India whose population is just over a billion, 8.75 million use cannabis, 2 million use opiates, and 0.6 million use sedatives or hypnotics. About 25% of users of opiates and cannabis are likely to seek treatments.
“The drug abuse is an exclusively urban phenomenon is a myth.” Said Gary Lewis, the South Asian regional representative of the UN Office on Drugs and Crime.
Addiction plagues almost every homeless child in the streets. Children are often privy to exploitation and physical and mental abuse due to familial stress, depression, and drug abuse this ties into a cycle perpetuating poverty and homelessness.
According to UNICEF, nearly 12% of all of India’s children are laborers. Although non-governmental organizations are helping to relieve the homelessness crisis in India, these organizations are not enough because solving this problem won’t be easy, but the solution will come in the form of free de-addiction centers or rehabilitation centers for drug addicts and after proper counseling and therapy they must hope to live well and add discipline to their lives.
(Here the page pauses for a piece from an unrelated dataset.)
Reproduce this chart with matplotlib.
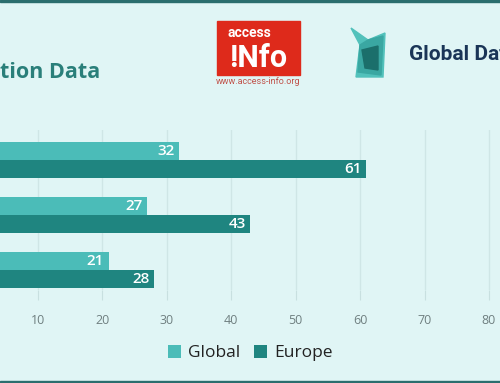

A Non-profit organization plays a crucial role in providing shelter and ensuring safety for homeless people, including women and children. One such organization is Sofia’s NGO which provides 15 Shelters in Delhi to the needy and poor.
1 shelter is for females, 2 shelters are for families and 12 shelters are for males and it is common for everyone. “Mere building of treatment centers will not be enough, and millions of drug users in the community will have to be motivated, informed, and encouraged to come forward to seek treatment,” said Dr. Rajat Ray, head of the Centre for Behavioural Sciences at the All India Institute of Medical Sciences, New Delhi.
The real issue that needs to be addressed is the pain and suffering street children endure, finding resources for them so that they don’t need to address their pain with the escape they get from inhalants.
Three meals a day costs them more than inhalants. So why do they choose the latter? Drugs make them sleepy so they don’t pay heed to the rumbling stomach. It doesn’t make them feel hungry or cold.
“The kids told us how one trip on the train only earned Rs 10-20, which they use to buy biscuits and small slices of cakes. The small treats did nothing to fill their stomachs, just made them hungry again and forced them to sniff dendrite. Even a rice plate costs Rs 30.” said Kolkata-based Moitrayee Banerjee who has set out to help kids living near the Sheoraphuli railway junction four years ago when she joined the NGO Maha Jiban.
These kids were addicted to smelling dendrite, a chemical substance that would kill their hunger and make them drowsy. She has transformed the lives of street children and is certainly not stopping anytime soon.